» **Given instruction**
Reproduce each line that includes the word "with".
··· Material
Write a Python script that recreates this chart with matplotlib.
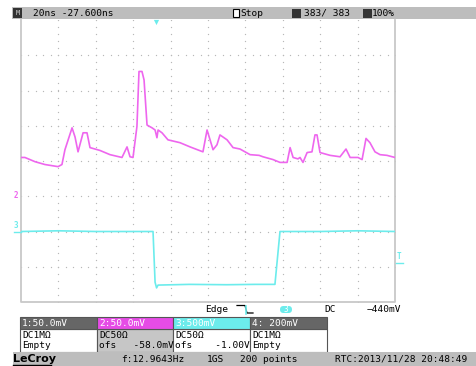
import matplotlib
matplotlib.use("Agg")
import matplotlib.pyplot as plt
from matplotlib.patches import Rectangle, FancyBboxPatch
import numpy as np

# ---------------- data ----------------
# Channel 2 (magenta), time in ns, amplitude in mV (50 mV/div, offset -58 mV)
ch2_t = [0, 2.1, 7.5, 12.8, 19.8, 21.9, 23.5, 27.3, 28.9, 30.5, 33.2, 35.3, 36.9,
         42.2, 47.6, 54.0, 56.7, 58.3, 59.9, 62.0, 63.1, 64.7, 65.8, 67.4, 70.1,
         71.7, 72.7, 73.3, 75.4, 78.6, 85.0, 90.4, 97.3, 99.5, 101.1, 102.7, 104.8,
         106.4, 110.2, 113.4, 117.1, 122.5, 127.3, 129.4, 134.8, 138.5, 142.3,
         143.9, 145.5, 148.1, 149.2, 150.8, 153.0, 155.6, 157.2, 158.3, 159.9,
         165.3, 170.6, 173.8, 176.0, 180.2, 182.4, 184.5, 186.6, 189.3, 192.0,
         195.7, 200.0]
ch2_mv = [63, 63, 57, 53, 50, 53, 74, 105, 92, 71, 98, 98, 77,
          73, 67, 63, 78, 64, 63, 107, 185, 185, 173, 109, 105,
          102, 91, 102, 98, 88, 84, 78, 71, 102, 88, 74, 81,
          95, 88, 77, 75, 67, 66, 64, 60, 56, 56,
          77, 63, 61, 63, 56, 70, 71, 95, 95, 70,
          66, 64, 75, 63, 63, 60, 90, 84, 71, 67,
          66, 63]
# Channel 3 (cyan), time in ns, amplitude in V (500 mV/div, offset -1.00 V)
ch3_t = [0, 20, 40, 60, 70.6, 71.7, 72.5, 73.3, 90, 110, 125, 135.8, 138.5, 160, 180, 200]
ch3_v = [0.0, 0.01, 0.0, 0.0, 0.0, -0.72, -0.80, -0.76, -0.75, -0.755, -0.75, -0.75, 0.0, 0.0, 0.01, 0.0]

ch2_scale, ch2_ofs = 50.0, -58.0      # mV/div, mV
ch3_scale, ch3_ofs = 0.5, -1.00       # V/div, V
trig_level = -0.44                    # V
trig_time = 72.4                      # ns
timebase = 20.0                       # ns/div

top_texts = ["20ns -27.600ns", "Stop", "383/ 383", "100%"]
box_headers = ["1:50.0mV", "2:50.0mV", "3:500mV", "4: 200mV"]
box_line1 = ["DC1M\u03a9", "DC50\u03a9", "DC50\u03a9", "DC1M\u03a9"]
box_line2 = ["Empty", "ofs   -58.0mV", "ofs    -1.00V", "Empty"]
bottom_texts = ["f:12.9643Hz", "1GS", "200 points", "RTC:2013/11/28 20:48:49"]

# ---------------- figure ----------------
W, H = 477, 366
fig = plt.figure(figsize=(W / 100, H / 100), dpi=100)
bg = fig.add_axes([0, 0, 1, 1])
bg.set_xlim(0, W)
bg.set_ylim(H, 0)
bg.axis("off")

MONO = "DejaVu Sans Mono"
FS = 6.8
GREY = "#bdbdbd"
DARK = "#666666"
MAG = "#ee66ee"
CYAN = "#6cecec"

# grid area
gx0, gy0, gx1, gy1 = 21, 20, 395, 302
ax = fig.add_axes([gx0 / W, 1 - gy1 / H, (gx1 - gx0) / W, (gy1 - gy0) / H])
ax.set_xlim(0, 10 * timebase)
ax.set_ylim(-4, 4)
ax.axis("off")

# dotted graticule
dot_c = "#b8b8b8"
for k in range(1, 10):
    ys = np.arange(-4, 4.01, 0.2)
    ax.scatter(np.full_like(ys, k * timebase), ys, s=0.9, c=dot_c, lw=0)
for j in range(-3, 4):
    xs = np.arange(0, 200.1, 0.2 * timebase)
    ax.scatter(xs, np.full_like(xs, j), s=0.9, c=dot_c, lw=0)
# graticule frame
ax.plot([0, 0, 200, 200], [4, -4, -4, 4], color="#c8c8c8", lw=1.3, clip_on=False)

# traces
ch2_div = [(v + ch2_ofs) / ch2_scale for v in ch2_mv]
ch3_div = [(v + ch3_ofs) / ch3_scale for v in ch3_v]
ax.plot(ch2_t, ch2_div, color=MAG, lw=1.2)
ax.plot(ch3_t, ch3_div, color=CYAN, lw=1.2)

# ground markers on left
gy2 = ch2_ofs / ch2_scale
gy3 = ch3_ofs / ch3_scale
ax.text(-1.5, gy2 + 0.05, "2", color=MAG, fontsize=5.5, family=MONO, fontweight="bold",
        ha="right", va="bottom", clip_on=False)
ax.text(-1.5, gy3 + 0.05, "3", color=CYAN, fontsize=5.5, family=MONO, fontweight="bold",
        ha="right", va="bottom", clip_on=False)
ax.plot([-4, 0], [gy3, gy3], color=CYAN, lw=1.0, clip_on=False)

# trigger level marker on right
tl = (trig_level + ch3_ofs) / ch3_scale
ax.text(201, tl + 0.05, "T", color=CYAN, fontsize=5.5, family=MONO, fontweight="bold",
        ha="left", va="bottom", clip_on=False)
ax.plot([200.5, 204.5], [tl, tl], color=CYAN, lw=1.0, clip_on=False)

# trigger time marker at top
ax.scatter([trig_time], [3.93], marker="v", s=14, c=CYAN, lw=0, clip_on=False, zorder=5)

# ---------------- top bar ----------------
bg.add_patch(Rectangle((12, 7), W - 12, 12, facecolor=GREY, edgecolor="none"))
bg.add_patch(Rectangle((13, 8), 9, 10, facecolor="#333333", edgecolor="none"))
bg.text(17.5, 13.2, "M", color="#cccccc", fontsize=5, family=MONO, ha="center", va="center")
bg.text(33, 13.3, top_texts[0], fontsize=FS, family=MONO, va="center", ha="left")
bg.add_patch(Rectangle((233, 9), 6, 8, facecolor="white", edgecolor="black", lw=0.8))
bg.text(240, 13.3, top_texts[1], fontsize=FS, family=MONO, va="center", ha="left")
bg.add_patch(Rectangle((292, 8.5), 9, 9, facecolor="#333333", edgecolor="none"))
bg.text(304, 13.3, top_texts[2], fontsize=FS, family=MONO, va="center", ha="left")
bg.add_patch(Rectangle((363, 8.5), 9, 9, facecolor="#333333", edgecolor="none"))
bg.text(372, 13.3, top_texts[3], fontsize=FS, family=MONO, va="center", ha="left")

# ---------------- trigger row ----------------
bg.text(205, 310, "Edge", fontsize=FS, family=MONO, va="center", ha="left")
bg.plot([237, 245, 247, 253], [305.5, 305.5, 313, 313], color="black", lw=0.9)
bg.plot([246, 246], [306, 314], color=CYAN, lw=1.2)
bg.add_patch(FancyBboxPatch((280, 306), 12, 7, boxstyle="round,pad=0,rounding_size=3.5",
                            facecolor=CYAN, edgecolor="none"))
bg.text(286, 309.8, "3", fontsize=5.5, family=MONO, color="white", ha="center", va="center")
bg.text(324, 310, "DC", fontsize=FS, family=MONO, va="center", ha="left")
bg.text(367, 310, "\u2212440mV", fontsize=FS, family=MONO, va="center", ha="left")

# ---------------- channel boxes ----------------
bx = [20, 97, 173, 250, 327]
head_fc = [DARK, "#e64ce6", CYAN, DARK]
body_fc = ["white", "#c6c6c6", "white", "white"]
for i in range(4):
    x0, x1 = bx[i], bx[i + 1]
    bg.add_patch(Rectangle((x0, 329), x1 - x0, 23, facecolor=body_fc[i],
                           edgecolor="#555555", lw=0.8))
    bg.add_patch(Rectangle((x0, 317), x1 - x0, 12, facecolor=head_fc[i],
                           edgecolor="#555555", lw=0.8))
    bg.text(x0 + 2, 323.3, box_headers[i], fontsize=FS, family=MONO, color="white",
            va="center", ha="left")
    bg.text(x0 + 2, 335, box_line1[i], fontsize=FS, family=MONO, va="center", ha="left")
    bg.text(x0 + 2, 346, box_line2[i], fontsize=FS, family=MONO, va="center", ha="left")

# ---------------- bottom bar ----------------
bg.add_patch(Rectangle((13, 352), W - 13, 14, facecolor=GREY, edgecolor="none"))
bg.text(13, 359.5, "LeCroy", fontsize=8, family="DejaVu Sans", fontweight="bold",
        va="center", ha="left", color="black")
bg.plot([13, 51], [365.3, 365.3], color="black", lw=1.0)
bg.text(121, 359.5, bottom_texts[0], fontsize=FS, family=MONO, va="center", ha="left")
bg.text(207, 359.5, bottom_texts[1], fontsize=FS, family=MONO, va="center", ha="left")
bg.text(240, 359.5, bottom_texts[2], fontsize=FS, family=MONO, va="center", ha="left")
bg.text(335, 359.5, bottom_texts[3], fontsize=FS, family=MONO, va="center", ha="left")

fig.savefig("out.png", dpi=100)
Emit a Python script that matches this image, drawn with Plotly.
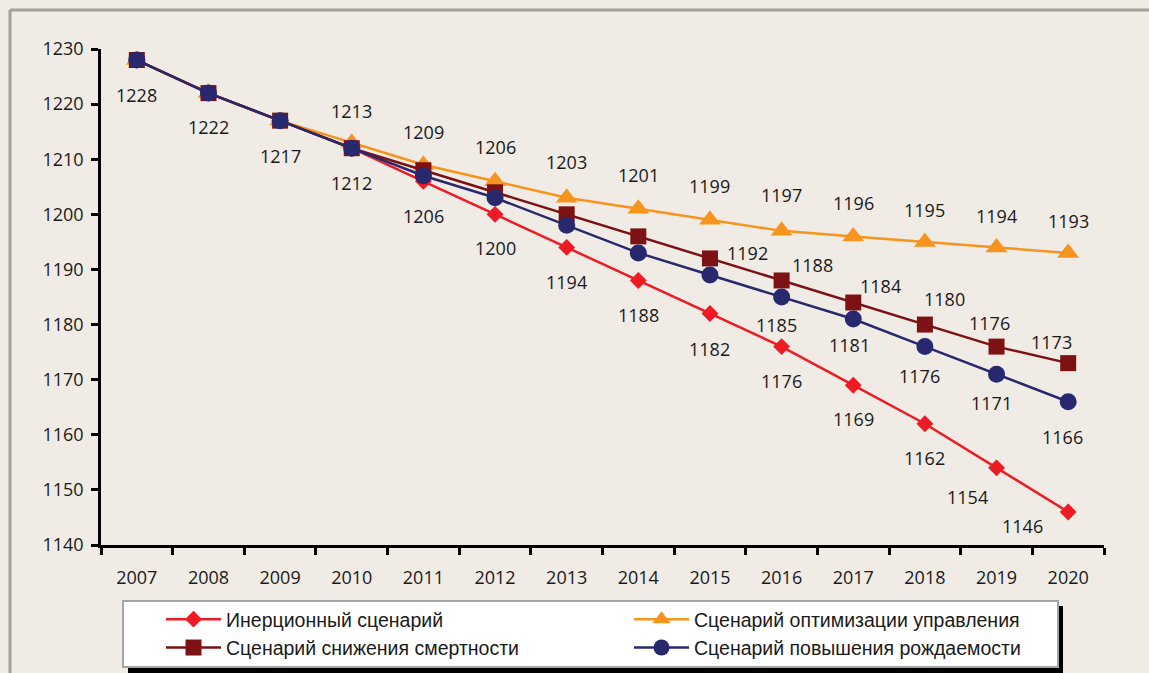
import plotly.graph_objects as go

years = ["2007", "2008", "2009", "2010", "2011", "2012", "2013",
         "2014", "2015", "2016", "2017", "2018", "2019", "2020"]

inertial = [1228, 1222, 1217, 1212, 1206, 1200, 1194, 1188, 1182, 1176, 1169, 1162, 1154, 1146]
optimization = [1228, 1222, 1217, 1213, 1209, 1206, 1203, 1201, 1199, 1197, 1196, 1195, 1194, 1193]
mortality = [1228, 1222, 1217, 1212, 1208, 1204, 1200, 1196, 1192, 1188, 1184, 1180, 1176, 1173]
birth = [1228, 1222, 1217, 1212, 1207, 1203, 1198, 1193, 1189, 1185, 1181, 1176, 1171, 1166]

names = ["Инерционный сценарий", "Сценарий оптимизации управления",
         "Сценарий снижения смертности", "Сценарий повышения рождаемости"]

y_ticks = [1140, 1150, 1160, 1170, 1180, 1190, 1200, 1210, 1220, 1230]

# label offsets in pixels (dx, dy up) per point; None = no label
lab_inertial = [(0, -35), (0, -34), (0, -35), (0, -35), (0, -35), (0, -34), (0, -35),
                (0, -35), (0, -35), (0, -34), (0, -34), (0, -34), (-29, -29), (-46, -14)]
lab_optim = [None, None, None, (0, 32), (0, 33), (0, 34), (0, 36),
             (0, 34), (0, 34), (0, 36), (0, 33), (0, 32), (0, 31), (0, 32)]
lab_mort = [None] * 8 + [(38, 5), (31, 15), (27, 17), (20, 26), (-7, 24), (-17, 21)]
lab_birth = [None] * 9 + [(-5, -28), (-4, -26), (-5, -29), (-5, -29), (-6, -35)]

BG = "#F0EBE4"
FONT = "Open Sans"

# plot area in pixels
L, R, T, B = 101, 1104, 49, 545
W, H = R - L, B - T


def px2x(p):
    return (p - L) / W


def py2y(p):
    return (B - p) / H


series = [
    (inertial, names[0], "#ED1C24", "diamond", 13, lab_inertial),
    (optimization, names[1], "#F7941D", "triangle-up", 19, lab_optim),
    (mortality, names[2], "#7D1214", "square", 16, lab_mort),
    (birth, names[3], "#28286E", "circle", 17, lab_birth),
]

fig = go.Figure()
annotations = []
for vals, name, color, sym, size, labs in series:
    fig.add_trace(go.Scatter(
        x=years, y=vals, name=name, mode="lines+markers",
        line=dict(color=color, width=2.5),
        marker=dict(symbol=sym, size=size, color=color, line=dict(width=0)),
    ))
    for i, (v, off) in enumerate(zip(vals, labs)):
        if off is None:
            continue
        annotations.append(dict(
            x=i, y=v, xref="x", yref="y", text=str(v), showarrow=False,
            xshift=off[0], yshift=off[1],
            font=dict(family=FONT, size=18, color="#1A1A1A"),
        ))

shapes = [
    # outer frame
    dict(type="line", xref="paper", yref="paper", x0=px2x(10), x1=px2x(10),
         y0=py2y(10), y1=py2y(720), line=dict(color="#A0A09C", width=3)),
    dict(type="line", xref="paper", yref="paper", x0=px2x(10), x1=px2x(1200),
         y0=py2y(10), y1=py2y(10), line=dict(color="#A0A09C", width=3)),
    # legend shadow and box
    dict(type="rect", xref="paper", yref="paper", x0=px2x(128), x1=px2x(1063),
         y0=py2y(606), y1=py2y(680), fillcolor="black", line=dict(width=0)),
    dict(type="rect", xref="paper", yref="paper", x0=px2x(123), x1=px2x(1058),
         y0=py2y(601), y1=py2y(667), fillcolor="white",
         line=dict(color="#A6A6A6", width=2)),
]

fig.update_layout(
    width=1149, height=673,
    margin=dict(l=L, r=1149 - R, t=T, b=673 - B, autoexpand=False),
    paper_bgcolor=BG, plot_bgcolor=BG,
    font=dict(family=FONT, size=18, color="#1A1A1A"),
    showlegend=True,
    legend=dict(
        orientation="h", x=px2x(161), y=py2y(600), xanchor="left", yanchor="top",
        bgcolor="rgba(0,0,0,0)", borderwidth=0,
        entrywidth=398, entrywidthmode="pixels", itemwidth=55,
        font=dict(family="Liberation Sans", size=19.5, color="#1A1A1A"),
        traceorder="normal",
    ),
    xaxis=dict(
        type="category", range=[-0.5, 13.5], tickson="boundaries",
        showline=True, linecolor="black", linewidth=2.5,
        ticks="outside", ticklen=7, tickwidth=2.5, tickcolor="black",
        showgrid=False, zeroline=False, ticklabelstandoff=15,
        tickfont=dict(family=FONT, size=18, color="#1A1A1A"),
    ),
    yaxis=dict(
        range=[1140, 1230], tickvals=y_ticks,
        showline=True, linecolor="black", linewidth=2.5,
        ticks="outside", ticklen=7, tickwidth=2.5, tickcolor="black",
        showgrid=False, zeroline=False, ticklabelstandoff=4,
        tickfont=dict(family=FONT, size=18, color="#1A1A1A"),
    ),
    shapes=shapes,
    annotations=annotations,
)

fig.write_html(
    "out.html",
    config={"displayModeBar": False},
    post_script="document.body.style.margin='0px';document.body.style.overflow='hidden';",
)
······
» **Written response**
Write a Python script that recreates this chart with matplotlib.
Emit a Python script that matches this image, drawn with Plotly.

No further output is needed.